- _INSTRUCTIONS TO FOLLOW_: Transcribe every entry word for word, leaving out all images.

- _RECORDS FOR THE EXERCISE_:

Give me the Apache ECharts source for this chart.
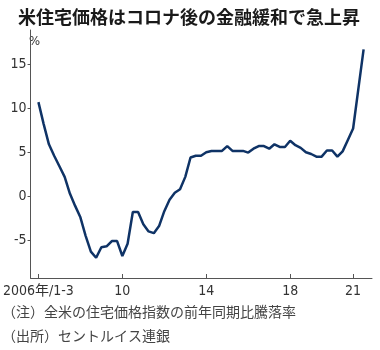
<!DOCTYPE html>
<html>
<head>
<meta charset="utf-8">
<script src="https://cdn.jsdelivr.net/npm/echarts@6/dist/echarts.min.js"></script>
<style>html,body{margin:0;padding:0;background:#fff;}#c{width:380px;height:350px;}</style>
</head>
<body>
<div id="c"></div>
<script>
// Quarterly, 2006Q1 .. 2021Q3
const quarters = [];
for (let y = 2006; y <= 2021; y++) { for (let q = 1; q <= 4; q++) { quarters.push(y + 'Q' + q); } }
quarters.length = 63;
const yoyChange = [
  10.7, 8.2, 5.9, 4.6, 3.4, 2.2, 0.3, -1.1,
  -2.4, -4.5, -6.3, -7.0, -5.8, -5.7, -5.1, -5.1,
  -6.8, -5.4, -1.8, -1.8, -3.2, -4.0, -4.2, -3.4,
  -1.7, -0.4, 0.4, 0.8, 2.2, 4.4, 4.6, 4.6,
  5.0, 5.15, 5.15, 5.15, 5.7, 5.15, 5.15, 5.15,
  4.96, 5.4, 5.7, 5.7, 5.4, 5.9, 5.6, 5.6,
  6.3, 5.8, 5.5, 5.0, 4.8, 4.5, 4.5, 5.2,
  5.2, 4.5, 5.1, 6.4, 7.7, 12.2, 16.7
];
const xTickIndex = [0, 16, 32, 48, 60];
const xTickLabels = ['2006年/1-3', '10', '14', '18', '21'];
const yTicks = [-5, 0, 5, 10, 15];
const titleText = '米住宅価格はコロナ後の金融緩和で急上昇';
const note1 = '（注）全米の住宅価格指数の前年同期比騰落率';
const note2 = '（出所）セントルイス連銀';

const numFont = '"Liberation Sans Narrow", "DejaVu Sans Condensed", "Noto Sans CJK JP", sans-serif';
const jpFont = '"Noto Sans CJK JP", sans-serif';

const chart = echarts.init(document.getElementById('c'), null, { renderer: 'canvas' });
const seriesData = yoyChange.map((v, i) => [i, v]);

chart.setOption({
  animation: false,
  backgroundColor: '#fff',
  title: {
    text: titleText,
    left: 13, top: 3,
    textStyle: { fontFamily: jpFont, fontWeight: 'bold', fontSize: 18, color: '#1a1a1a' }
  },
  grid: { left: 26, right: 8, top: 30, bottom: 72, containLabel: false },
  xAxis: {
    type: 'value', min: -1.5, max: 63.6,
    axisLine: { show: true, onZero: false, lineStyle: { color: '#555', width: 1 } },
    axisTick: { show: true, inside: true, length: 4, customValues: xTickIndex, lineStyle: { color: '#555' } },
    axisLabel: {
      customValues: xTickIndex, margin: 6, hideOverlap: false,
      formatter: v => xTickLabels[xTickIndex.indexOf(Math.round(v))] || '',
      fontFamily: numFont, fontSize: 14, color: '#333'
    },
    splitLine: { show: false }
  },
  yAxis: {
    type: 'value', min: -9.3, max: 18.9,
    axisLine: { show: true, onZero: false, lineStyle: { color: '#555', width: 1 } },
    axisTick: { show: true, length: 3, customValues: yTicks, lineStyle: { color: '#555' } },
    axisLabel: { customValues: yTicks, margin: 4, fontFamily: numFont, fontSize: 14, color: '#333' },
    splitLine: { show: false }
  },
  graphic: [
    { type: 'text', left: 29, top: 35, style: { text: '%', font: '13px ' + numFont, fill: '#333' } },
    { type: 'text', left: 2, top: 305, style: { text: note1, font: '14px ' + jpFont, fill: '#444' } },
    { type: 'text', left: 2, top: 329, style: { text: note2, font: '14px ' + jpFont, fill: '#444' } }
  ],
  series: [{
    type: 'line', data: seriesData, symbol: 'none', smooth: false,
    lineStyle: { color: '#0f3366', width: 2.5 }
  }]
});
</script>
</body>
</html>
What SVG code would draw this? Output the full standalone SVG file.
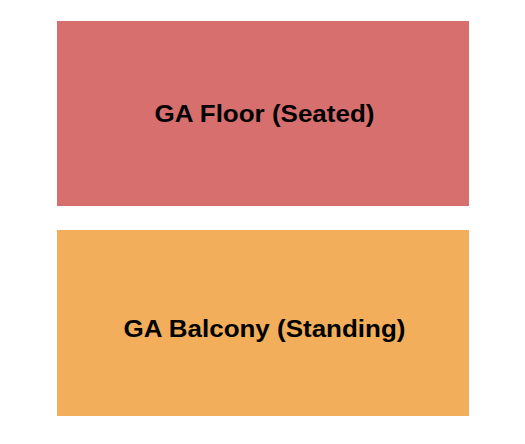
<svg xmlns="http://www.w3.org/2000/svg" width="525" height="444" viewBox="0 0 525 444">
<style>
.lbl{font-family:"Liberation Sans",Arial,sans-serif;font-weight:bold;font-size:23px;fill:#000;text-anchor:middle}
</style>
<rect width="525" height="444" fill="#fff"/>
<g id="floor">
<rect x="57" y="21" width="412" height="185" fill="#D86F6F"/>
<text class="lbl" transform="translate(264.5,122) scale(1.13,1)">GA Floor (Seated)</text>
</g>
<g id="balcony">
<rect x="57" y="230" width="412" height="186" fill="#F2AE5A"/>
<text class="lbl" transform="translate(264.5,337) scale(1.13,1)">GA Balcony (Standing)</text>
</g>
<g id="connectors"/>
</svg>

- _TASK SOLUTION_:
Give me the Apache ECharts source for this chart.
<!DOCTYPE html>
<html>
<head>
<meta charset="utf-8">
<script src="https://cdn.jsdelivr.net/npm/echarts@6/dist/echarts.min.js"></script>
<style>html,body{margin:0;padding:0;background:#fff;}#c{width:380px;height:350px;}</style>
</head>
<body>
<div id="c"></div>
<script>
// Quarterly, 2006Q1 .. 2021Q3
const quarters = [];
for (let y = 2006; y <= 2021; y++) { for (let q = 1; q <= 4; q++) { quarters.push(y + 'Q' + q); } }
quarters.length = 63;
const yoyChange = [
  10.7, 8.2, 5.9, 4.6, 3.4, 2.2, 0.3, -1.1,
  -2.4, -4.5, -6.3, -7.0, -5.8, -5.7, -5.1, -5.1,
  -6.8, -5.4, -1.8, -1.8, -3.2, -4.0, -4.2, -3.4,
  -1.7, -0.4, 0.4, 0.8, 2.2, 4.4, 4.6, 4.6,
  5.0, 5.15, 5.15, 5.15, 5.7, 5.15, 5.15, 5.15,
  4.96, 5.4, 5.7, 5.7, 5.4, 5.9, 5.6, 5.6,
  6.3, 5.8, 5.5, 5.0, 4.8, 4.5, 4.5, 5.2,
  5.2, 4.5, 5.1, 6.4, 7.7, 12.2, 16.7
];
const xTickIndex = [0, 16, 32, 48, 60];
const xTickLabels = ['2006年/1-3', '10', '14', '18', '21'];
const yTicks = [-5, 0, 5, 10, 15];
const titleText = '米住宅価格はコロナ後の金融緩和で急上昇';
const note1 = '（注）全米の住宅価格指数の前年同期比騰落率';
const note2 = '（出所）セントルイス連銀';

const numFont = '"Liberation Sans Narrow", "DejaVu Sans Condensed", "Noto Sans CJK JP", sans-serif';
const jpFont = '"Noto Sans CJK JP", sans-serif';

const chart = echarts.init(document.getElementById('c'), null, { renderer: 'canvas' });
const seriesData = yoyChange.map((v, i) => [i, v]);

chart.setOption({
  animation: false,
  backgroundColor: '#fff',
  title: {
    text: titleText,
    left: 13, top: 3,
    textStyle: { fontFamily: jpFont, fontWeight: 'bold', fontSize: 18, color: '#1a1a1a' }
  },
  grid: { left: 26, right: 8, top: 30, bottom: 72, containLabel: false },
  xAxis: {
    type: 'value', min: -1.5, max: 63.6,
    axisLine: { show: true, onZero: false, lineStyle: { color: '#555', width: 1 } },
    axisTick: { show: true, inside: true, length: 4, customValues: xTickIndex, lineStyle: { color: '#555' } },
    axisLabel: {
      customValues: xTickIndex, margin: 6, hideOverlap: false,
      formatter: v => xTickLabels[xTickIndex.indexOf(Math.round(v))] || '',
      fontFamily: numFont, fontSize: 14, color: '#333'
    },
    splitLine: { show: false }
  },
  yAxis: {
    type: 'value', min: -9.3, max: 18.9,
    axisLine: { show: true, onZero: false, lineStyle: { color: '#555', width: 1 } },
    axisTick: { show: true, length: 3, customValues: yTicks, lineStyle: { color: '#555' } },
    axisLabel: { customValues: yTicks, margin: 4, fontFamily: numFont, fontSize: 14, color: '#333' },
    splitLine: { show: false }
  },
  graphic: [
    { type: 'text', left: 29, top: 35, style: { text: '%', font: '13px ' + numFont, fill: '#333' } },
    { type: 'text', left: 2, top: 305, style: { text: note1, font: '14px ' + jpFont, fill: '#444' } },
    { type: 'text', left: 2, top: 329, style: { text: note2, font: '14px ' + jpFont, fill: '#444' } }
  ],
  series: [{
    type: 'line', data: seriesData, symbol: 'none', smooth: false,
    lineStyle: { color: '#0f3366', width: 2.5 }
  }]
});
</script>
</body>
</html>
What SVG code would draw this? Output the full standalone SVG file.
<svg xmlns="http://www.w3.org/2000/svg" width="525" height="444" viewBox="0 0 525 444">
<style>
.lbl{font-family:"Liberation Sans",Arial,sans-serif;font-weight:bold;font-size:23px;fill:#000;text-anchor:middle}
</style>
<rect width="525" height="444" fill="#fff"/>
<g id="floor">
<rect x="57" y="21" width="412" height="185" fill="#D86F6F"/>
<text class="lbl" transform="translate(264.5,122) scale(1.13,1)">GA Floor (Seated)</text>
</g>
<g id="balcony">
<rect x="57" y="230" width="412" height="186" fill="#F2AE5A"/>
<text class="lbl" transform="translate(264.5,337) scale(1.13,1)">GA Balcony (Standing)</text>
</g>
<g id="connectors"/>
</svg>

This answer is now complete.